The story focuses on a young unnamed hero on his birthday. He receives a special dueling item which bears incredible distinctions in his favourite card game but, after a short period outside, returns to find it stolen. It is the player's objective to guide this hero through numerous towns and villages in search of the illusive item while competing against local residents in the "Duel Masters" card game. Players start immediately with a large deck of battle cards and receive additional cards for successfully defeating opponents. There is also a "reputation" statistic which must be increased as some battles will require a certain reputation score before beginning.
The game is mostly spent within card confrontations and the duels themselves are a mix between the popular Yu-Gi-Oh and Magic: The Gathering card games. Players have mana cards, spell cards and summon (creature) cards. One must stragetically "build" a deck which features powerful creatures and spells with the appropriate amount of mana cards to activate their powers. An assortment of cards is necessary as certain creatures have an advantage over certain enemies, for example water based enemies have an advantage over fire based enemies. Choosing creatures for battle will switch the view to a short cinematic with a simulated scene between the player and opponent. The scenes often become repetitive but fortunately can be disabled by the player for faster card battles. Duel Masters also features a multiplayer mode for trading the game cards and doing battle with another player by use of a game link cable.
The graphics are presented from a top down perspective which either focus on the player traveling from setting to setting or on to the card battle in progress.
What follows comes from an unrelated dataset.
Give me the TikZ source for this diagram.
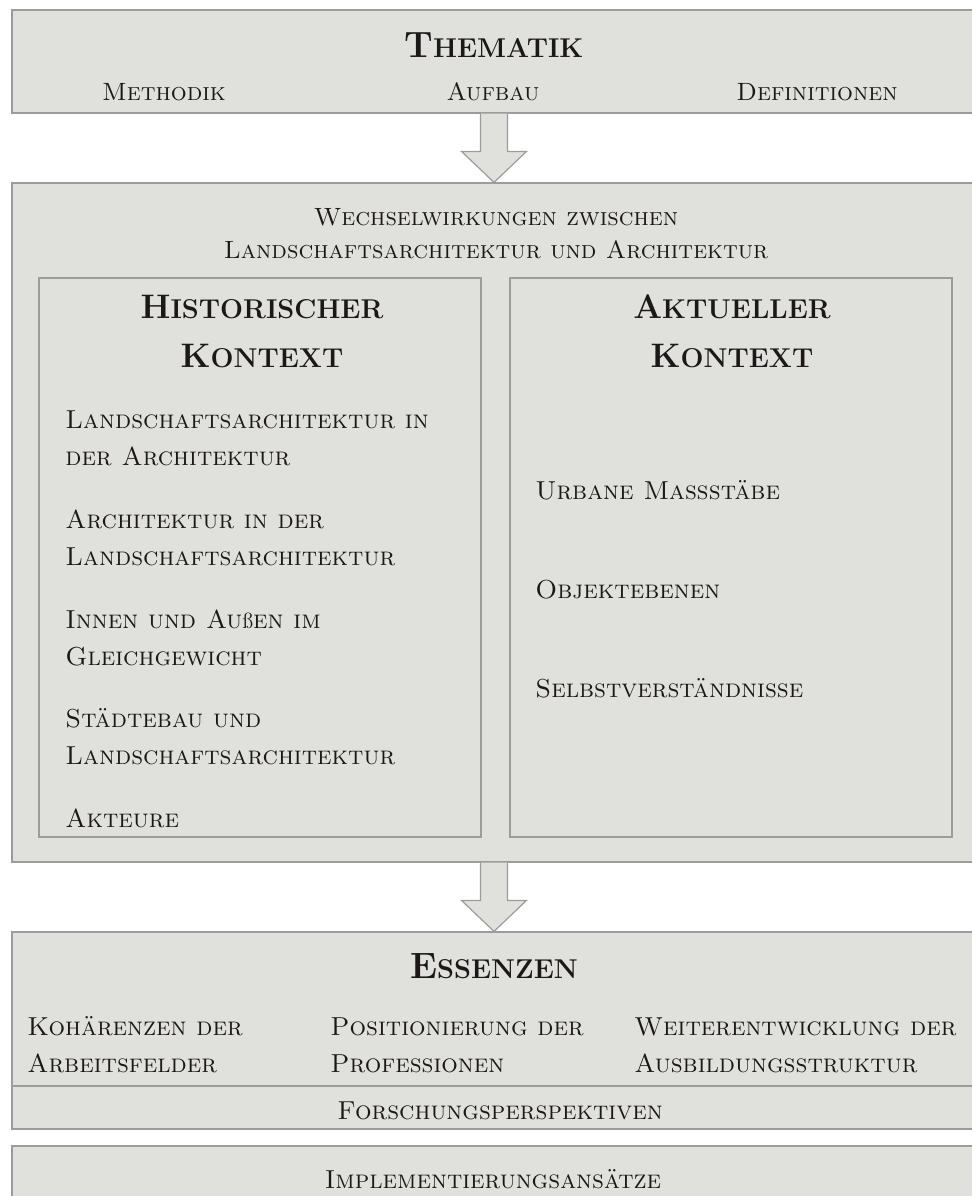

Graphics are simple but effective. Character sprites are well detailed and are accented well by facial features, and the urban scenes which they travel in are often large and easy to differentiate between. The soundtrack is also simple with quieter and more gentle musical scores following the player throughout travel and battle, though the sound effects are not particularly memorable and are only a series of "beeps" when making a specific action.
Overall, Duel Masters is a good attempt at a card game on a console and is an acceptable play. I would recommend it to prospective buyers for its multiplayer feature as it, like physical trading cards, is where the entertainment value is to be seen.